Music lovers revelled in the folk, roots, and blues sounds of Gordie Tentrees and his friends on Saturday night at the beautifully restored Watson and District Heritage Museum. The murals, spotlighting images of the developing prairies, were the perfect backdrop for the packed house performance. Bob Hamilton on pedal steel and mandolin and Jaxon Haldane on an arsenal of instruments, including a haunting turn on a bow played handsaw, were a roots music lovers dream. The audience laughed, sang and chatted with the trio throughout the show, adding to the atmosphere of an east-coast kitchen party. 

The openers “Wind Walker” and “Bygone Days” set the tone with driving foot played percussion infused with bluegrass and folk. Gordie’s stories are fuelled by folklore, personal experience, and sometimes a wistful longing for simpler times. The openers featured Tentree’s deft fingerpicking interlaced with staccato breaks and Hamilton’s soaring and often ethereal pedal steel. 

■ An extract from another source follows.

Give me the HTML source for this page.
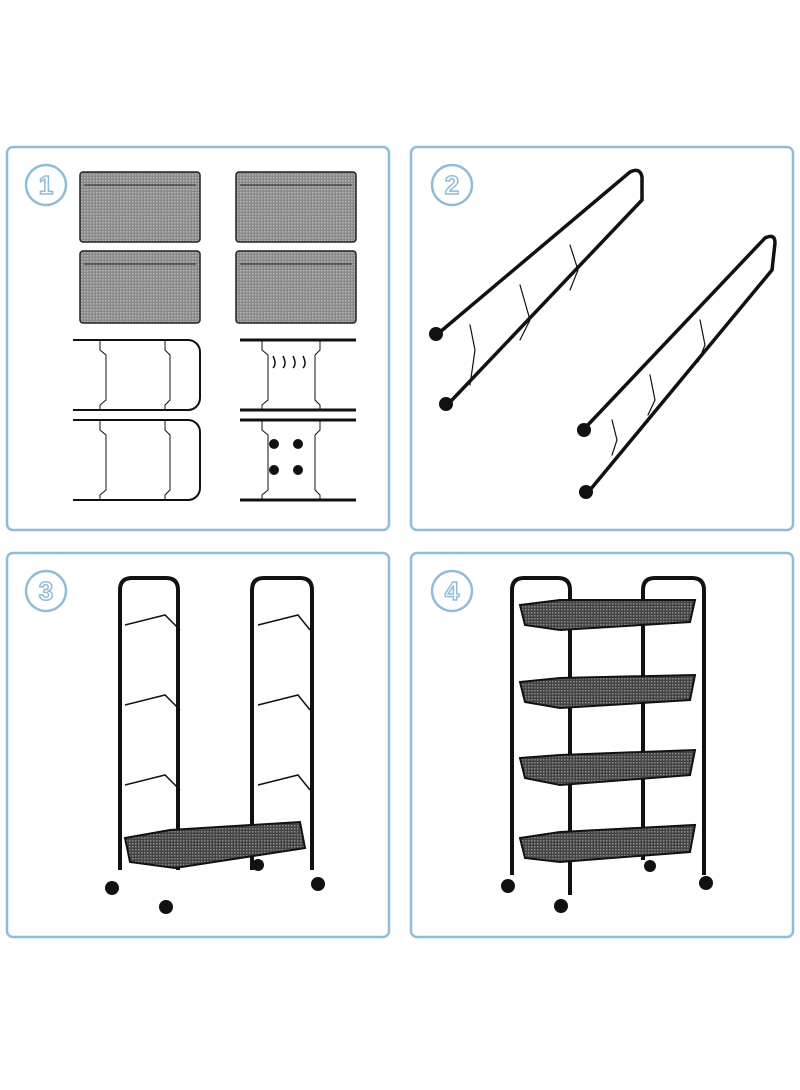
<!DOCTYPE html>
<html><head><meta charset="utf-8"><style>
html,body{margin:0;padding:0;background:#fff;width:800px;height:1090px;overflow:hidden}
svg{display:block}
</style></head><body>
<svg width="800" height="1090" viewBox="0 0 800 1090" xmlns="http://www.w3.org/2000/svg">
<defs>
<pattern id="mesh" width="3" height="3" patternUnits="userSpaceOnUse">
<rect width="3" height="3" fill="#8a8a8a"/><rect width="1.5" height="1.5" fill="#b5b5b5"/>
</pattern>
<pattern id="dmesh" width="3" height="3" patternUnits="userSpaceOnUse">
<rect width="3" height="3" fill="#444"/><rect width="1.5" height="1.5" fill="#888"/>
</pattern>
</defs>
<g fill="none" stroke="#8fbdd6" stroke-width="2.5">
<rect x="7" y="147" width="382" height="383" rx="6"/>
<rect x="411" y="147" width="382" height="383" rx="6"/>
<rect x="7" y="553" width="382" height="384" rx="6"/>
<rect x="411" y="553" width="382" height="384" rx="6"/>
</g>
<g font-family="Liberation Sans, sans-serif" font-size="26" font-weight="bold" fill="#fff" stroke="#8fbdd6" stroke-width="1.5" text-anchor="middle">
<circle cx="46" cy="185" r="20" fill="none" stroke-width="2.5"/><text x="46" y="194">1</text>
<circle cx="452" cy="185" r="20" fill="none" stroke-width="2.5"/><text x="452" y="194">2</text>
<circle cx="46" cy="591" r="20" fill="none" stroke-width="2.5"/><text x="46" y="600">3</text>
<circle cx="452" cy="591" r="20" fill="none" stroke-width="2.5"/><text x="452" y="600">4</text>
</g>
<!-- Panel 1 trays -->
<g stroke="#222" stroke-width="1.5" fill="url(#mesh)">
<rect x="80" y="172" width="120" height="70" rx="3"/>
<rect x="80" y="251" width="120" height="72" rx="3"/>
<rect x="236" y="172" width="120" height="70" rx="3"/>
<rect x="236" y="251" width="120" height="72" rx="3"/>
</g>
<g stroke="#222" stroke-width="1" fill="none">
<path d="M84 185 H196 M84 264 H196 M240 185 H352 M240 264 H352"/>
</g>
<g stroke="#111" stroke-width="2" fill="none">
<path d="M73 340 H188 a12 12 0 0 1 12 12 V398 a12 12 0 0 1 -12 12 H73"/>
<path d="M73 420 H188 a12 12 0 0 1 12 12 V488 a12 12 0 0 1 -12 12 H73"/>
<path d="M100 340 V350 L106 355 V400 L100 405 V410 M165 340 V350 L170 355 V400 L165 405 V410" stroke-width="1"/>
<path d="M100 420 V430 L106 435 V490 L100 495 V500 M165 420 V430 L170 435 V490 L165 495 V500" stroke-width="1"/>
<path d="M240 340 H356 M240 410 H356 M240 420 H356 M240 500 H356" stroke-width="3"/>
<path d="M262 340 V350 L268 355 V400 L262 405 V410 M320 340 V350 L315 355 V400 L320 405 V410 M262 420 V430 L268 435 V490 L262 495 V500 M320 420 V430 L315 435 V490 L320 495 V500" stroke-width="1"/>
<path d="M273 356 q4 8 0 12 M283 356 q4 8 0 12 M293 356 q4 8 0 12 M303 356 q4 8 0 12" stroke-width="1.5"/>
</g>
<g fill="#111">
<circle cx="274" cy="444" r="5"/><circle cx="298" cy="444" r="5"/><circle cx="274" cy="470" r="5"/><circle cx="298" cy="470" r="5"/>
</g>
<!-- Panel 2 rails -->
<g stroke="#111" stroke-width="3.5" fill="none" stroke-linecap="round">
<path d="M440 332 L630 172 q10 -5 12 5 L642 200 L452 400"/>
<path d="M585 428 L765 238 q10 -5 10 5 L772 270 L590 490"/>
<path d="M470 325 L475 350 L470 385 M520 285 L530 320 L520 340 M570 245 L578 270 L570 290" stroke-width="1.2"/>
<path d="M612 420 L617 440 L612 455 M650 375 L655 400 L648 415 M700 320 L705 345 L698 362" stroke-width="1.2"/>
</g>
<g fill="#111">
<circle cx="436" cy="334" r="7"/><circle cx="446" cy="404" r="7"/><circle cx="584" cy="430" r="7"/><circle cx="586" cy="492" r="7"/>
</g>
<!-- Panel 3 -->
<g stroke="#111" stroke-width="4" fill="none">
<path d="M120 870 V590 q0 -12 12 -12 H166 q12 0 12 12 V870"/>
<path d="M252 870 V590 q0 -12 12 -12 H300 q12 0 12 12 V870"/>
<path d="M125 625 L165 615 L180 630 M125 705 L165 695 L180 710 M125 785 L165 775 L180 790 M258 625 L298 615 L310 630 M258 705 L298 695 L310 710 M258 785 L298 775 L310 790" stroke-width="1.5"/>
</g>
<path d="M125 838 L170 830 L300 822 L305 848 L175 868 L130 862 Z" fill="url(#dmesh)" stroke="#111" stroke-width="2"/>
<g fill="#111"><circle cx="112" cy="888" r="7"/><circle cx="166" cy="907" r="7"/><circle cx="318" cy="884" r="7"/><circle cx="258" cy="865" r="6"/></g>
<!-- Panel 4 -->
<g stroke="#111" stroke-width="4" fill="none">
<path d="M512 875 V590 q0 -12 12 -12 H558 q12 0 12 12 V895"/>
<path d="M643 860 V590 q0 -12 12 -12 H692 q12 0 12 12 V875"/>
</g>
<g fill="url(#dmesh)" stroke="#111" stroke-width="2">
<path d="M520 605 L560 600 L695 600 L690 622 L560 630 L525 625 Z"/>
<path d="M520 682 L560 678 L695 675 L690 700 L560 708 L525 702 Z"/>
<path d="M520 758 L560 755 L695 750 L690 775 L560 785 L525 778 Z"/>
<path d="M520 838 L560 832 L695 825 L690 852 L560 862 L525 858 Z"/>
</g>
<g fill="#111"><circle cx="508" cy="886" r="7"/><circle cx="561" cy="906" r="7"/><circle cx="706" cy="883" r="7"/><circle cx="650" cy="866" r="6"/></g>
</svg>
</body></html>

Tentrees and friends(l-r) Bob Hamilton, Gordie Tentrees, Jaxon Haldane

Many of his songs were prefaced with hilarious and often touching narratives, running the gamut of the bittersweet loss of a friend to illness to the challenges of harbouring kids who are into craft beards and man buns. The songs are extensions of his stories, all genuine and laced with poetry. His wry sense of humour and uncanny ability to connect with his audience had everyone enchanted. Those stories were often cautionary tales with messages that sometimes “less is more” and admonitions that “not everything is about you.”

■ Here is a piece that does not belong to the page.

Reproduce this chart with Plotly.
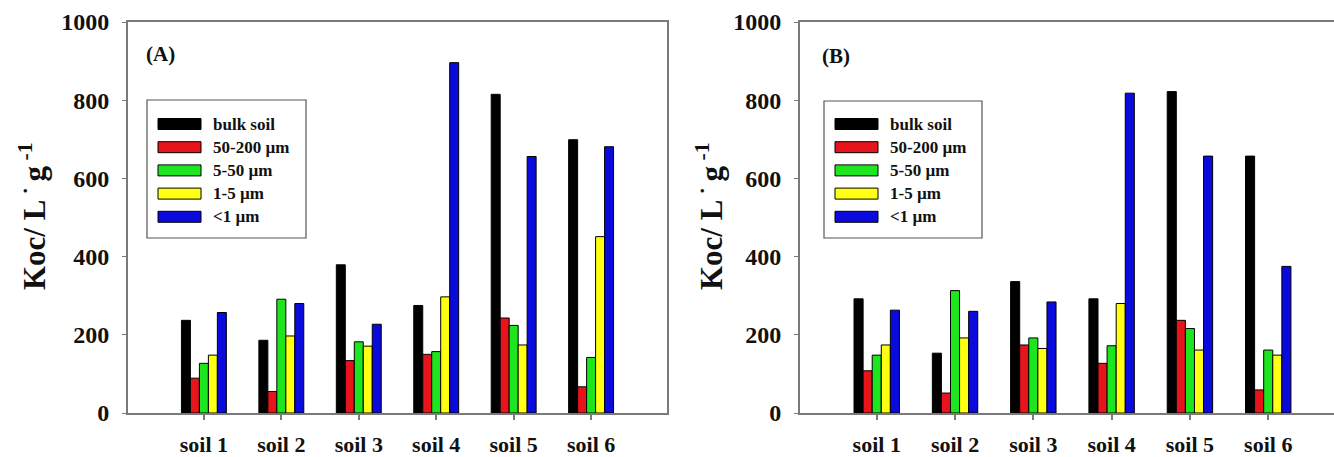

Tentrees ventured off into some delta blues with a beloved resonator guitar, a gift from a mentor. His slide stylings and earthy voice evoked Muddy Waters and Mississippi. From a harrowing experience in the Boston Marathon bombings, to his 17 year career as a boxer, and a travelogue for “moms gone rogue,” Gordie drew the audience in with tales of triumphs and tragedies, humour and heartache. His virtuoso musical partners were at home with a bluegrass breakdown or a hard-driving country beat. 

A perfect venue for a small, intimate concert, the Museum itself, housed in a historic bank building on Main Street, Watson deserves an exploration on its own. The audience walked away delighted with the event. 

Tentrees made the stop in Watson as part of a western Canada swing.